Victor Stenger, Ph.D., physics, best-selling author
.......modern cosmology suggests that the universe was not created, that it is eternal in time.
I do not know of a single working cosmologist today who says the universe began with a singularity.
Some Christian authors and debaters also refer to other more recent calculations claiming these require the universe to have a beginning. To give the shortest possible rebuttal, I will just quote the Cal Tech cosmologist
Sean Carroll, who wrote me in an email: "No result derived on the basis of classical general relativity can be used to derive anything truly fundamental, since classical general relativity isn't right. You need to quantize gravity."
So the universe need not have had a beginning. But let's suppose for a moment that it did. That fact alone would not prove it was purposefully created. Another premise must be made to show that. The assumption must be added that everything that begins has a cause. Once again, this ignores quantum mechanics, where events commonly occur without cause. This is the case for the atomic transitions that give us light and the nuclear decays that give us nuclear radiation. They all happen spontaneously, without cause. In short, all attempts to prove that the universe had to have a beginning caused by God fail on several fronts.

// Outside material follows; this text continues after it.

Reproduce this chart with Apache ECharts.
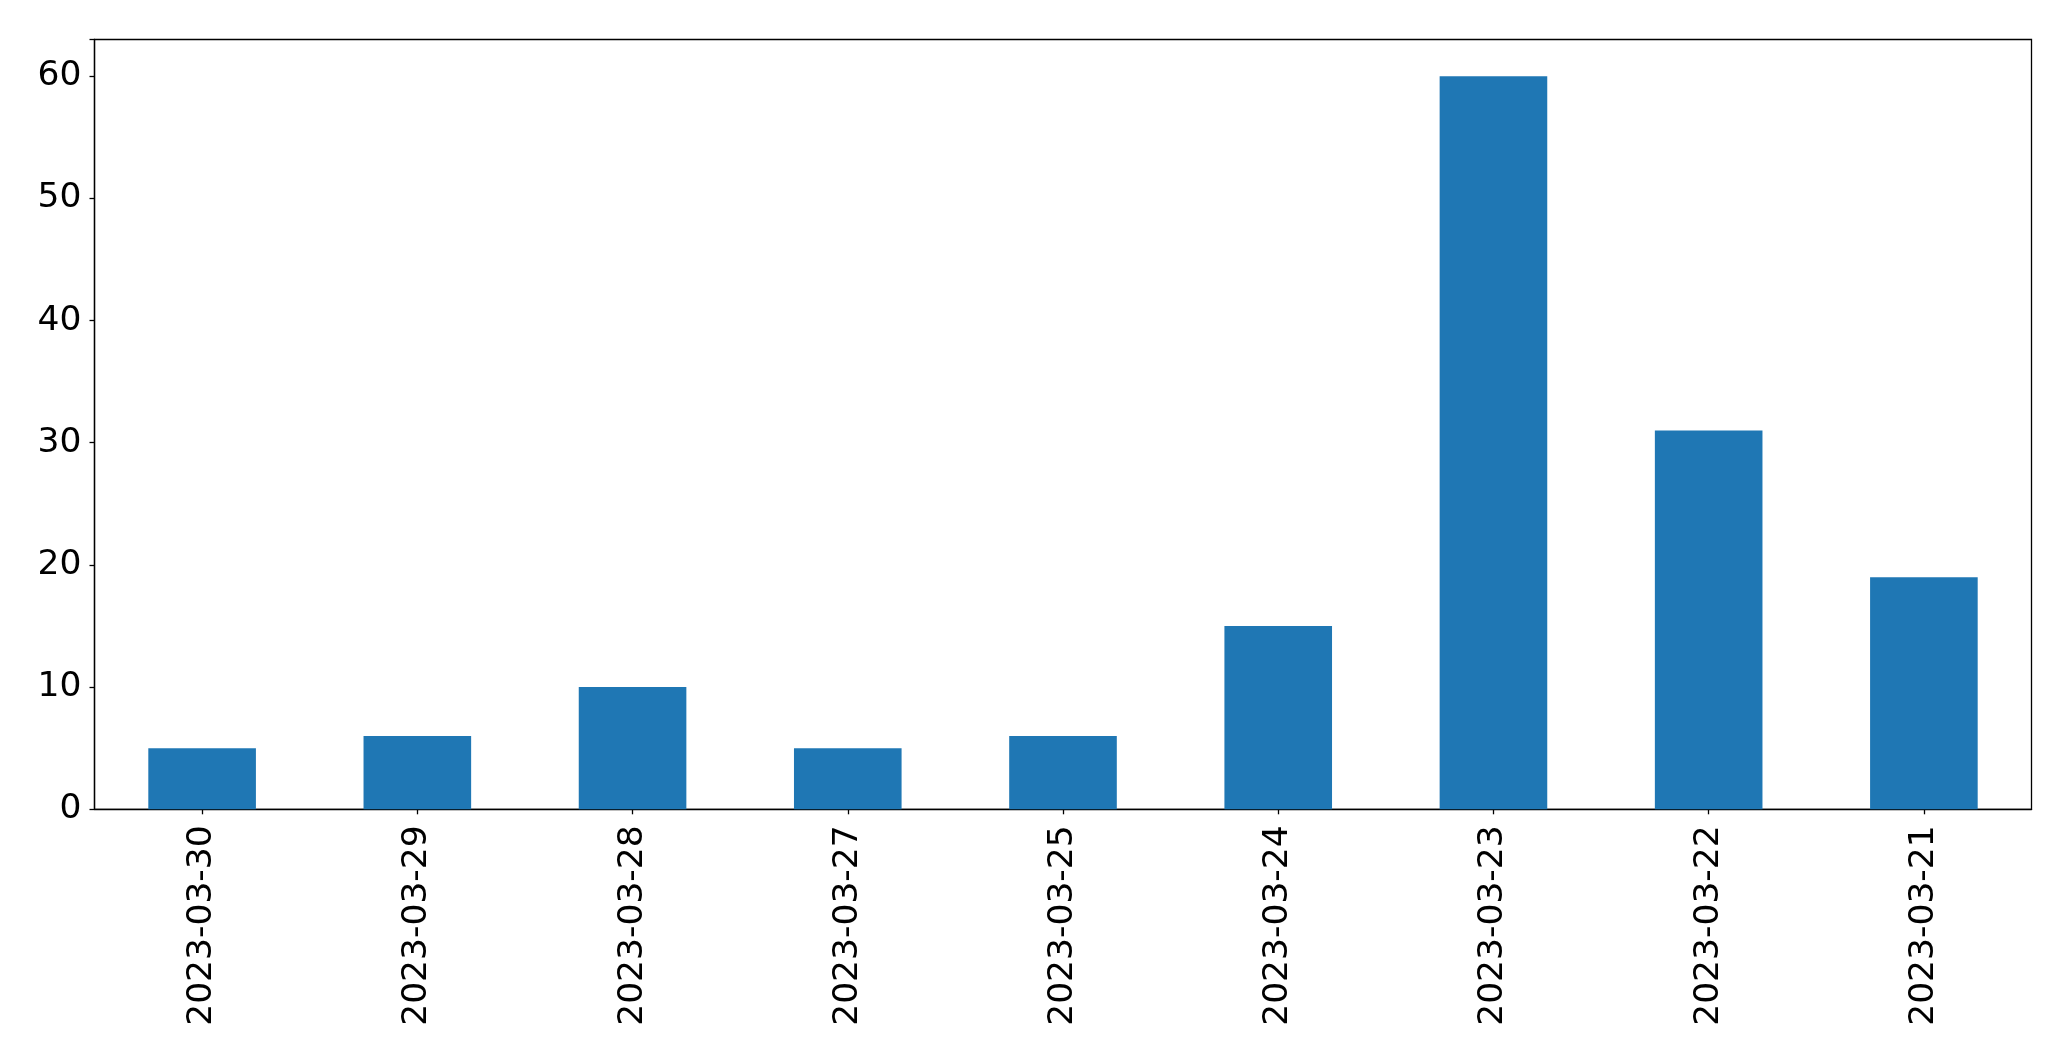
<!DOCTYPE html>
<html>
<head>
<meta charset="utf-8">
<script src="https://cdn.jsdelivr.net/npm/echarts@6/dist/echarts.min.js"></script>
<style>
html,body{margin:0;padding:0;background:#fff;}
#c{width:2071px;height:1061px;}
</style>
</head>
<body>
<div id="c"></div>
<script>
const categories = ["2023-03-30","2023-03-29","2023-03-28","2023-03-27","2023-03-25","2023-03-24","2023-03-23","2023-03-22","2023-03-21"];
const values = [5, 6, 10, 5, 6, 15, 60, 31, 19];
const yTicks = [0, 10, 20, 30, 40, 50, 60];

const chart = echarts.init(document.getElementById('c'), null, {renderer: 'canvas'});
const font = 'DejaVu Sans';
chart.setOption({
  animation: false,
  backgroundColor: '#ffffff',
  grid: {
    left: 94.5, top: 39.5, right: 39.5, bottom: 251.7,
    show: true, borderColor: '#000000', borderWidth: 1.3, backgroundColor: 'transparent'
  },
  xAxis: {
    type: 'category',
    data: categories,
    boundaryGap: true,
    axisLine: {show: true, lineStyle: {color: '#000', width: 1.3}},
    axisTick: {show: true, alignWithLabel: true, length: 5, lineStyle: {color: '#000', width: 1.3}},
    axisLabel: {rotate: 90, margin: 16, fontFamily: font, fontSize: 34.5, color: '#000', interval: 0},
    splitLine: {show: false}
  },
  yAxis: {
    type: 'value',
    min: 0, max: 63, interval: 10,
    axisLine: {show: true, lineStyle: {color: '#000', width: 1.3}},
    axisTick: {show: true, length: 5, lineStyle: {color: '#000', width: 1.3}},
    axisLabel: {
      margin: 13, fontFamily: font, fontSize: 34.5, color: '#000',
      formatter: function (v) { return yTicks.indexOf(v) >= 0 ? String(v) : ''; }
    },
    splitLine: {show: false}
  },
  series: [{
    type: 'bar',
    data: values,
    barWidth: '50%',
    itemStyle: {color: '#1f77b4'}
  }]
});
</script>
</body>
</html>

The third creationist argument called the
anthropic cosmological principle, made by a whole army of Christian theologians and authors, is that the universe is fine-tuned for life, in particular, human life. Here the story is even more complicated because several notable physicists think such fine-tuning does exist, although they attribute it to natural causes rather than a creator God. I identify with an opposition group of physicists who see no need to invoke the anthropic principle at all. We can offer natural explanations for all the values of all parameters claimed to be fine-tuned (see
The Fallacy of Fine-Tuning, in press).